** Stored data **
┌──
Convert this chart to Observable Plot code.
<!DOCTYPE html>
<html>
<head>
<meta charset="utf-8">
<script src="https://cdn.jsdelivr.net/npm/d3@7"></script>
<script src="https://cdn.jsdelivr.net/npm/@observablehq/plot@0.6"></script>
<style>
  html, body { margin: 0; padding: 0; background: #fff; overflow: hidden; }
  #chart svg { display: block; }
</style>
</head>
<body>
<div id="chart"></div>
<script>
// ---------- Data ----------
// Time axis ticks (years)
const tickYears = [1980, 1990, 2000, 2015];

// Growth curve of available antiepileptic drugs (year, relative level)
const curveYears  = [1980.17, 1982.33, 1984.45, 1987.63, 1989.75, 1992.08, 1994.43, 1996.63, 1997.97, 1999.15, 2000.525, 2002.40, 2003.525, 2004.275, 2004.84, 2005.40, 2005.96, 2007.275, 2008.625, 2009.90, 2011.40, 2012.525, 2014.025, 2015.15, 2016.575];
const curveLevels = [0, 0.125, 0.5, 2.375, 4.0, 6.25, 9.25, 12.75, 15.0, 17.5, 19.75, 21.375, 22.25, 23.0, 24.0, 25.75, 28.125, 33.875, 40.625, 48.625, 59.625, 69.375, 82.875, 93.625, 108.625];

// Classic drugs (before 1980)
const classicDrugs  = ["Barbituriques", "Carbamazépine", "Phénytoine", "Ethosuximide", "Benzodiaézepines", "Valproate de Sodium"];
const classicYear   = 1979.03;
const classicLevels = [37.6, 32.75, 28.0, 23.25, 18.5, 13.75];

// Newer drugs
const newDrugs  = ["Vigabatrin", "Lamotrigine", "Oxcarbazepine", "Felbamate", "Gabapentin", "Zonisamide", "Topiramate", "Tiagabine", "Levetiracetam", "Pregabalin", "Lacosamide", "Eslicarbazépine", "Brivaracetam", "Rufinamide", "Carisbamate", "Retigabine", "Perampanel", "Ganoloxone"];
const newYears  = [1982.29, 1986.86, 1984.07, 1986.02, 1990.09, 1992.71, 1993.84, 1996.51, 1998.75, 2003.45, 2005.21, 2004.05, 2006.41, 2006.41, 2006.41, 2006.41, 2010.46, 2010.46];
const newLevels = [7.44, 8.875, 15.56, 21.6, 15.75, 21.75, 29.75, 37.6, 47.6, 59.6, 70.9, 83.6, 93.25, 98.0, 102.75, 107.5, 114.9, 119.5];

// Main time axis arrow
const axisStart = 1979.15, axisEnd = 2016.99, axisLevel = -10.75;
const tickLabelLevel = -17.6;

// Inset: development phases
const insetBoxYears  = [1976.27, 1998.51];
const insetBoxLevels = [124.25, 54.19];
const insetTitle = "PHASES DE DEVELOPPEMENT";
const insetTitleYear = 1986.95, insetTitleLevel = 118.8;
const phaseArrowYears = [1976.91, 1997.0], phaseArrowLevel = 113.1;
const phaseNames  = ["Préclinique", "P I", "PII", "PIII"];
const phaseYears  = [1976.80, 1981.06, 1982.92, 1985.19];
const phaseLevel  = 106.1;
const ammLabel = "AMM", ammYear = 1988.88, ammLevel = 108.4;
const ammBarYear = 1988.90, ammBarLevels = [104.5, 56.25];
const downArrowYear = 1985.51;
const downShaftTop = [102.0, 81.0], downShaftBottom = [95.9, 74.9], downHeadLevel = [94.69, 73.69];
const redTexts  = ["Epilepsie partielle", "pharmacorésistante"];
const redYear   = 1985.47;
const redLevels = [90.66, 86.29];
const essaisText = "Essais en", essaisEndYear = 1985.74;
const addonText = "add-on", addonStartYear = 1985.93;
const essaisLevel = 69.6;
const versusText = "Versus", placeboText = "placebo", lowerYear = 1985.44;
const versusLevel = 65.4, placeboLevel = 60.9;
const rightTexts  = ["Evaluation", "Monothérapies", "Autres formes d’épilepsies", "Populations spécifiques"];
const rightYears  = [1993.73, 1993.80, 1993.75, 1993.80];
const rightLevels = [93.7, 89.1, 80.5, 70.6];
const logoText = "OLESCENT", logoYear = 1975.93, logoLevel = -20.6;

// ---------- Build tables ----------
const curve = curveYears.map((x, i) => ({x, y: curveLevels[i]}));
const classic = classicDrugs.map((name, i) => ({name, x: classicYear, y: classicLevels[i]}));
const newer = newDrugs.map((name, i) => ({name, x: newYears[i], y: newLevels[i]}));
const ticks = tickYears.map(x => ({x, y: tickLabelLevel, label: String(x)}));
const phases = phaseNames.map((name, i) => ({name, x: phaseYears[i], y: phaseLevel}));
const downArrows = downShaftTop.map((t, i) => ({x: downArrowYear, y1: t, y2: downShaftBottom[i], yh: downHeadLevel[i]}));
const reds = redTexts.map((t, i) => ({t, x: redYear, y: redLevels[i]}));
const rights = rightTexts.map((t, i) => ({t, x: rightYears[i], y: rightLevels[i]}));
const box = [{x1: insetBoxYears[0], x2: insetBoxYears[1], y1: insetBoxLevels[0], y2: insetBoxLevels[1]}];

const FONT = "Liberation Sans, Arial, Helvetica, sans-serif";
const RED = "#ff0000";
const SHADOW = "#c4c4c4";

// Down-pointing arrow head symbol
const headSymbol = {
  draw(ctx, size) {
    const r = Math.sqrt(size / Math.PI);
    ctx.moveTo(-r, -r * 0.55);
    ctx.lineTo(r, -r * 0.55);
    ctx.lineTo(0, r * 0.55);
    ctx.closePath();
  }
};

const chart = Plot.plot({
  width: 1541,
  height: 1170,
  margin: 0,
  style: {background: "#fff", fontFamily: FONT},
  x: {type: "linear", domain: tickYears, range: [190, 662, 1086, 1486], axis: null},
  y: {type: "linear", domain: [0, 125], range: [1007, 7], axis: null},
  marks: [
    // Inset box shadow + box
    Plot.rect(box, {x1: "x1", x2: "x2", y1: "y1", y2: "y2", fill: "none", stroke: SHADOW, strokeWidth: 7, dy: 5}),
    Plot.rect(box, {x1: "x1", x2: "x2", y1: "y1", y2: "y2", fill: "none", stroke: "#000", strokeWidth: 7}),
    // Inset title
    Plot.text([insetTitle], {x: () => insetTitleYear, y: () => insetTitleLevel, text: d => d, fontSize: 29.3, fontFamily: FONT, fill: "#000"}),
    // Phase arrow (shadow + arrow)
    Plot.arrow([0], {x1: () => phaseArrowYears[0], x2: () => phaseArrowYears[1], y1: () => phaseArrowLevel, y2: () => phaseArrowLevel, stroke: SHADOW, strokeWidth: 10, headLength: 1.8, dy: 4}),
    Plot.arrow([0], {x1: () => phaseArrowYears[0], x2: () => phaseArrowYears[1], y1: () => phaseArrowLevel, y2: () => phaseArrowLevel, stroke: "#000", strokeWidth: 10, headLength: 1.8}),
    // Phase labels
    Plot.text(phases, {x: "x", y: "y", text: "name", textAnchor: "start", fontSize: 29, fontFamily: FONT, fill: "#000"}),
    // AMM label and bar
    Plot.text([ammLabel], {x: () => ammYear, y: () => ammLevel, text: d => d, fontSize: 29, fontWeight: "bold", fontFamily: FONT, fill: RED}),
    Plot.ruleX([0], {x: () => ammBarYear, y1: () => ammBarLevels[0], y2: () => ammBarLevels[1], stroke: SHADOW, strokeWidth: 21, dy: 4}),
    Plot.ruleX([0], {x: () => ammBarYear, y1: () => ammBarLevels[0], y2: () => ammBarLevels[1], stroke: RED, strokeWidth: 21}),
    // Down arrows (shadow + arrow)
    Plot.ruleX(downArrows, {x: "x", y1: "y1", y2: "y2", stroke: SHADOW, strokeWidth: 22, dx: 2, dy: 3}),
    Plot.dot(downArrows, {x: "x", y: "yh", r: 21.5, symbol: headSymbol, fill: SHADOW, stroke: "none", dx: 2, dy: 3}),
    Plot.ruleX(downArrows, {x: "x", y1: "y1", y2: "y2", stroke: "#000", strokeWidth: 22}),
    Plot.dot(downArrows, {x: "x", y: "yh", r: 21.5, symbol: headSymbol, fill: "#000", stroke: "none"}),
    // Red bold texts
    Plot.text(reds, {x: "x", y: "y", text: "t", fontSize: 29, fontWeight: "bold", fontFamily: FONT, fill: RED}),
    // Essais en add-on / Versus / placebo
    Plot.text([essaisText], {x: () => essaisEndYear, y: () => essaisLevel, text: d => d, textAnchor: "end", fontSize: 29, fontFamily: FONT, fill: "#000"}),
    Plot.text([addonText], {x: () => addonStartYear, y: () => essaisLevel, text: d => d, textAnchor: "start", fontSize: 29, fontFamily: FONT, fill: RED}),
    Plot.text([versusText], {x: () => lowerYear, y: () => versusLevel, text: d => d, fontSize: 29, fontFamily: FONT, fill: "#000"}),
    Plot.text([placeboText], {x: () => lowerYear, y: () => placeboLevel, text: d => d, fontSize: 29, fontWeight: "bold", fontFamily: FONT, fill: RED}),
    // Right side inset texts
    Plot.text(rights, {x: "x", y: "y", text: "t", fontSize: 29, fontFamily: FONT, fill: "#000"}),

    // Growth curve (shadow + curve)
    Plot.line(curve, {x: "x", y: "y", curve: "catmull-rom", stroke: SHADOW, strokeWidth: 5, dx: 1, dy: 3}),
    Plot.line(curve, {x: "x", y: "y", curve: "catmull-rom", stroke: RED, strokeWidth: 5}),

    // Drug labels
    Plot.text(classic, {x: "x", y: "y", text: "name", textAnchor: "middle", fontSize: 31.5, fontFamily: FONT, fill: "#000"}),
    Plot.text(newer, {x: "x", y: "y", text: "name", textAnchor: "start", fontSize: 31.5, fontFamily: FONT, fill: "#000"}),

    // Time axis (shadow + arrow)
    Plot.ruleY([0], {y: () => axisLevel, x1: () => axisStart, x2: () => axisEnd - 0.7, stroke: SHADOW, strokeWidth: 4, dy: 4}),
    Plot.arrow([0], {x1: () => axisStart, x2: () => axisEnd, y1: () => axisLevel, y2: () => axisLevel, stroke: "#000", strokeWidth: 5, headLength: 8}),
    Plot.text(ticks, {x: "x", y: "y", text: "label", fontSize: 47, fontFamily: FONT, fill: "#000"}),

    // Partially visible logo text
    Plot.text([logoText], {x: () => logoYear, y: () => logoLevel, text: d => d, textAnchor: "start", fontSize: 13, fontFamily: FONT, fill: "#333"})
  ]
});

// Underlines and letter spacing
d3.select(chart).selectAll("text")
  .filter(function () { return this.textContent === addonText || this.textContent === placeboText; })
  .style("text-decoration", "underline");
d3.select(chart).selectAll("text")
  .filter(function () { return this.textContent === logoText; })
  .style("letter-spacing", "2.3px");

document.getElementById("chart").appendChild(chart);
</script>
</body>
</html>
└──
** The task **
Restate, word for word and with nothing added, the lines from the first line of the listing through the one where "const tickYears = [1980, 1990, 2000, 2015];" stands.

** Answer to the task **
Convert this chart to Observable Plot code.
<!DOCTYPE html>
<html>
<head>
<meta charset="utf-8">
<script src="https://cdn.jsdelivr.net/npm/d3@7"></script>
<script src="https://cdn.jsdelivr.net/npm/@observablehq/plot@0.6"></script>
<style>
  html, body { margin: 0; padding: 0; background: #fff; overflow: hidden; }
  #chart svg { display: block; }
</style>
</head>
<body>
<div id="chart"></div>
<script>
// ---------- Data ----------
// Time axis ticks (years)
const tickYears = [1980, 1990, 2000, 2015];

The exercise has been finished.